» **MATERIAL**
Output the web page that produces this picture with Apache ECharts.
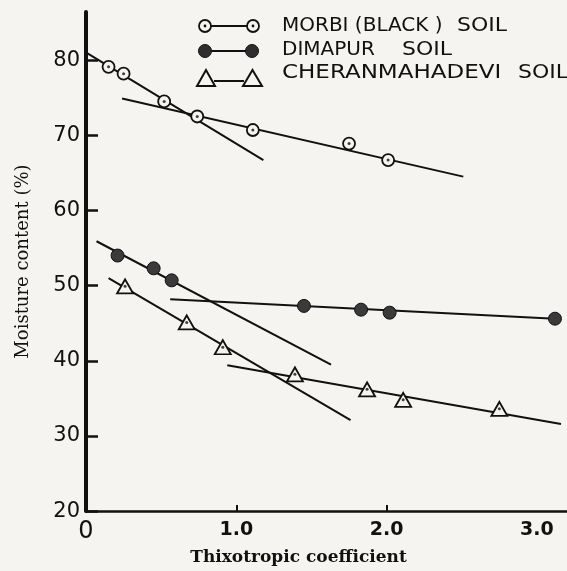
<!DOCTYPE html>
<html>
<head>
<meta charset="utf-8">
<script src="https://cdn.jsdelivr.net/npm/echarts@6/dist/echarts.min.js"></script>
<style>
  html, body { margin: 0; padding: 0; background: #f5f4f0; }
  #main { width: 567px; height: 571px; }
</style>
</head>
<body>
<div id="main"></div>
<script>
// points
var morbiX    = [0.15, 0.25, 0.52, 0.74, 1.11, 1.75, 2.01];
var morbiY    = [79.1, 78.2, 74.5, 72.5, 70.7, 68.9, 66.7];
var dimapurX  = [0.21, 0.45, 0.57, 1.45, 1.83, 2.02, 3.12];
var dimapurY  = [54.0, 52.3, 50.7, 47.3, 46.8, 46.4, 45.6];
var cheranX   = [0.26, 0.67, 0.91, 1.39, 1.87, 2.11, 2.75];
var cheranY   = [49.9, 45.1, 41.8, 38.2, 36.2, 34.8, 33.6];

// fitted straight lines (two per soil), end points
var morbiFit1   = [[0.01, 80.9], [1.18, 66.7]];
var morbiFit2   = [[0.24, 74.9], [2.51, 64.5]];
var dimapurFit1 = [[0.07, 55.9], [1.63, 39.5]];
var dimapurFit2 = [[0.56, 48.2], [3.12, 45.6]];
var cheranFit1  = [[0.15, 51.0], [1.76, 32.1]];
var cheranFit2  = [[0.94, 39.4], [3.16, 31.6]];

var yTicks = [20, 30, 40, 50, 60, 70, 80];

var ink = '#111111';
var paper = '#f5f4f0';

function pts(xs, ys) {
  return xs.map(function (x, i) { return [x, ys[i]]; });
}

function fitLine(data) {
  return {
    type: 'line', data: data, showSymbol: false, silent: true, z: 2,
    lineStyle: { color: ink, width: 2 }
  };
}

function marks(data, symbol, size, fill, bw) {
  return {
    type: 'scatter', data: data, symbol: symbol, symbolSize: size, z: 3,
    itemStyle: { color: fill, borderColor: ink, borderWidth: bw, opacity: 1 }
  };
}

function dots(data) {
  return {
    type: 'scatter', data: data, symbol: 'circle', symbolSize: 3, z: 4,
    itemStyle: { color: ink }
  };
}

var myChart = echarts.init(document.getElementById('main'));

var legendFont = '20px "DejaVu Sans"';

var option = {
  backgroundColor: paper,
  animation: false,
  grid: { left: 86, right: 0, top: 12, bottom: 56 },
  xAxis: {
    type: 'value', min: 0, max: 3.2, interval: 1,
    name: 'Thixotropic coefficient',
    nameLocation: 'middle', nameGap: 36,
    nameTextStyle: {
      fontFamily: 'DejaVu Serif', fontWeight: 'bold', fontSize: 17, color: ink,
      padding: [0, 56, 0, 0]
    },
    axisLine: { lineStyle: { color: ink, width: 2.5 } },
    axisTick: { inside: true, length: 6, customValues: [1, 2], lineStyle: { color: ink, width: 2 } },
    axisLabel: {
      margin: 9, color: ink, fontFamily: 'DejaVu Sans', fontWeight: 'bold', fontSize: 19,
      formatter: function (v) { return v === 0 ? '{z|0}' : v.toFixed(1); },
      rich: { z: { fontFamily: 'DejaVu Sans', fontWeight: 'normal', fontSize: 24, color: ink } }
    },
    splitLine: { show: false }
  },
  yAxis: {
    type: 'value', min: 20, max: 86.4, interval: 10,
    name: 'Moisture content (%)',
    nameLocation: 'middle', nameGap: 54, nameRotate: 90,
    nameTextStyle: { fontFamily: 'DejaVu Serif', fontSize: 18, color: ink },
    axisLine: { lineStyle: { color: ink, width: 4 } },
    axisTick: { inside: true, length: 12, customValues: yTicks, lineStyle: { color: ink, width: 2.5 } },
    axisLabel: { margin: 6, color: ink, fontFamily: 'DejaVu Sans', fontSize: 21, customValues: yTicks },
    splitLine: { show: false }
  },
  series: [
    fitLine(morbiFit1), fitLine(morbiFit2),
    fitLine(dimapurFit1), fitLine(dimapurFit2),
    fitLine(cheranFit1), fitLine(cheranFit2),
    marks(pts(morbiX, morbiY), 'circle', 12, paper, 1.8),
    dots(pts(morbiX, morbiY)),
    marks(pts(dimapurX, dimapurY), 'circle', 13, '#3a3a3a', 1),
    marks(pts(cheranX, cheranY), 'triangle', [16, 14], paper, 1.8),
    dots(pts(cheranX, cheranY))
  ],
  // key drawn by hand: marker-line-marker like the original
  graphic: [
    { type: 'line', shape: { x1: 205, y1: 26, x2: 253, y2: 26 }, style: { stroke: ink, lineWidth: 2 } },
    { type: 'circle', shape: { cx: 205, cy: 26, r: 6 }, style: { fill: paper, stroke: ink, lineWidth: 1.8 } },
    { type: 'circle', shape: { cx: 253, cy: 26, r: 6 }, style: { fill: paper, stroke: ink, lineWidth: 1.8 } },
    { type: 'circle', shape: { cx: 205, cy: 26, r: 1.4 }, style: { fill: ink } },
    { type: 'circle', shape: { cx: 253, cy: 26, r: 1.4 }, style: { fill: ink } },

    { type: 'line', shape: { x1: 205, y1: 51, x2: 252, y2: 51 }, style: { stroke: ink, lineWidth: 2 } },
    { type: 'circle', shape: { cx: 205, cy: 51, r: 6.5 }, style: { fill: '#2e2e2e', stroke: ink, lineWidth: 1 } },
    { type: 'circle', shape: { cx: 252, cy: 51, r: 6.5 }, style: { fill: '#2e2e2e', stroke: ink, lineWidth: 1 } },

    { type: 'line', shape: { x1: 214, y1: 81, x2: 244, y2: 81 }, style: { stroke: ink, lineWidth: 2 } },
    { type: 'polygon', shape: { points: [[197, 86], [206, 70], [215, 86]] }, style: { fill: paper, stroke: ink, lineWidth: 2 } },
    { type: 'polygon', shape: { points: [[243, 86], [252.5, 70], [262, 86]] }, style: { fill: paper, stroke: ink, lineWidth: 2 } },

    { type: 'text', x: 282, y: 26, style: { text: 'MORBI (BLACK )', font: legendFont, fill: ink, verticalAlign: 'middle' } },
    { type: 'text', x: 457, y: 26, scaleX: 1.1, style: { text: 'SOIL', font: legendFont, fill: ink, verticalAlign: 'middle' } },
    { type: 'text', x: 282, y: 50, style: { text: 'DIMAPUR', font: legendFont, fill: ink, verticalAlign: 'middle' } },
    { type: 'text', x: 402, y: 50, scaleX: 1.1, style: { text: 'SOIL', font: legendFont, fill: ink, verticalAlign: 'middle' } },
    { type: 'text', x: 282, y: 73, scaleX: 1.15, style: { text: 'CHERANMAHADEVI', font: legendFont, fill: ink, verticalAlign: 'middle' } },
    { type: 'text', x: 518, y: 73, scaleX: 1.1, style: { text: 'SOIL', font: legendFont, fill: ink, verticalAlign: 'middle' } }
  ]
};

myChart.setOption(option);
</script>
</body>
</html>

» **EXERCISE PROMPT**
Starting at the top of the listing above, please restate word for word each line up to and including the one that holds "36.2, 34.8, 33.6];", omitting every image.

» **EXPECTED ANSWER**
Output the web page that produces this picture with Apache ECharts.
<!DOCTYPE html>
<html>
<head>
<meta charset="utf-8">
<script src="https://cdn.jsdelivr.net/npm/echarts@6/dist/echarts.min.js"></script>
<style>
  html, body { margin: 0; padding: 0; background: #f5f4f0; }
  #main { width: 567px; height: 571px; }
</style>
</head>
<body>
<div id="main"></div>
<script>
// points
var morbiX    = [0.15, 0.25, 0.52, 0.74, 1.11, 1.75, 2.01];
var morbiY    = [79.1, 78.2, 74.5, 72.5, 70.7, 68.9, 66.7];
var dimapurX  = [0.21, 0.45, 0.57, 1.45, 1.83, 2.02, 3.12];
var dimapurY  = [54.0, 52.3, 50.7, 47.3, 46.8, 46.4, 45.6];
var cheranX   = [0.26, 0.67, 0.91, 1.39, 1.87, 2.11, 2.75];
var cheranY   = [49.9, 45.1, 41.8, 38.2, 36.2, 34.8, 33.6];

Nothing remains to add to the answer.